Mereka tingkatan ke 2 dan ke 3 sesuai dengan surat ali Imron ayat 97:


فَإِنَّ ٱللَّهَ غَنِىٌّ عَنِ ٱلْعَٰلَمِينَ


"Maka sesungguhnya Allah Maha Kaya (tidak memerlukan sesuatu) dari semesta alam."


Mua’llif yakni yang menyusun kitab Tijan al-Daruri termasuk pada tingkatan yang ke 3 sehingga pengakuan muallif  bahwa ia “faqir terhadap rahmat Tuhannya” tidak menggunakan kalimat “faqir terhadap Tuhan semesta alam”. Artinya ia mengkhususkan dirinya dari makhluk lainnya. Hanya antara muallif dan Allah Swt. ia merasakan terhadap hak rububiyyah yakni hak Allah yang ada pada diri muallaif dan hak ‘Ubudiyyah yakni hak pribadinya dalam bersikap kepada Allah Swt. 
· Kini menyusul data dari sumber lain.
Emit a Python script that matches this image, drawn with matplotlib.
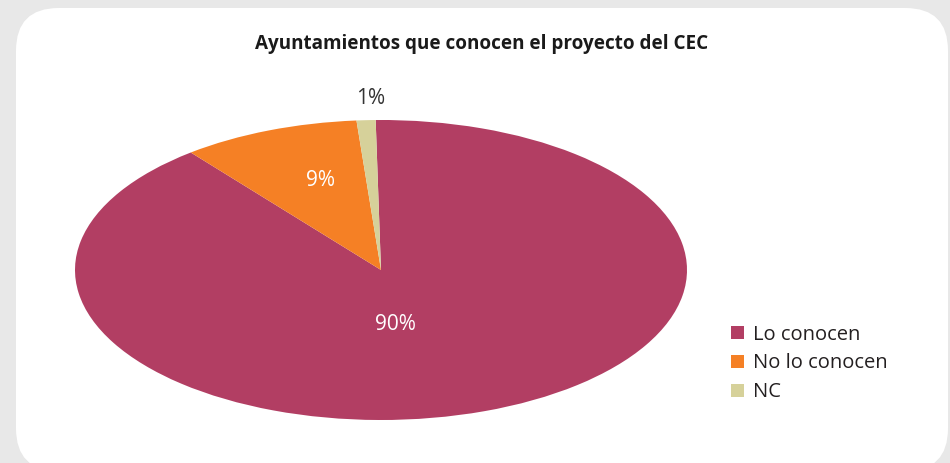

Adapun yang dimaksud dengan hak Rububiyyah yaitu karunia (fadhol) selain jiwa raga, seperti ilmu, pengaruh atau kekuasaan, harta, keluarga dan lain sebagainya. Hak rububiyyah tersebut tidak boleh diaku secara mutlak milik pribadi akan tetapi mesti yakin itu semua titip Allah Swt. Sedangkan Hak ‘Ubudiyyah adalah sekujur tubuh jiwa raga wajib dibaktikan hanya kepada Allah Swt.

الْخَبِيْـرُ

"Yang Maha Waspada"


Penjelasan: 


الخبير هو العلم ببوطن الأمور


Al-Khabir yaitu yang mengetahui terhadap batin segala sesuatu baik dzahir hissi yang wujud atau yang wujud ‘aqli tapi belum dzahir


Sifat al-Khabir termasuk dalam asma’ul husna. Oleh para ulama aqo’id tidak dimasukkan kepada kepada sifat dua puluh sebab telah masuk pada sifat ilmu dan sifat basharnya Allah Swt. setiap yang diwaspadai oleh Allah Swt. pasti telah diketahui dan terlihat oleh Allah Swt. hanya beda ta’aluqnya. Kalau kalau al-Khabir ta’aluqnya tanjizi hadis sedangkan ilmu ta’aluqnya tanjizi qadim.

الْبَصِيْـرُ

"Serta Maha Melihat"


Penjelasan:

Al-Bashir artinya Dzat yang Maha Mengetahui akan segala sesuatu yang ada meskipun belum diketahui oleh manusia. Kaitan sifat Bashirnya Allah Swt yaitu terhadap segala sesuatu yang baru sebelum ada setelah adanya tanjizi hadis. Adapun terhadap dzat Allah dan sifatnya itu disebut tanjizi qadim.


Seluruh makhluk terkena sifat Bashirnya Allah swt. baik yang wujud aqli atau pun hissi. Baik terlihat menurut adat seperti yang terlihat dengan nyata ataupun yang wujud yang tidak terlihat seperti keadaan di dalam perut bumi atau sesuatu yang ada dalam kegelapan.


Adapun mushanif menggunakan sifat Allah Swt dengan iftiqar beliau dengan pelafalan al-Khabir dan al-Bashir tidak dengan sifat Qadiran atau Qahhar. Ini menunjukkan bahwa beliau ketika menyusun kitab Tijan ini sedang berada pada muraqabah iman ilmu yakin.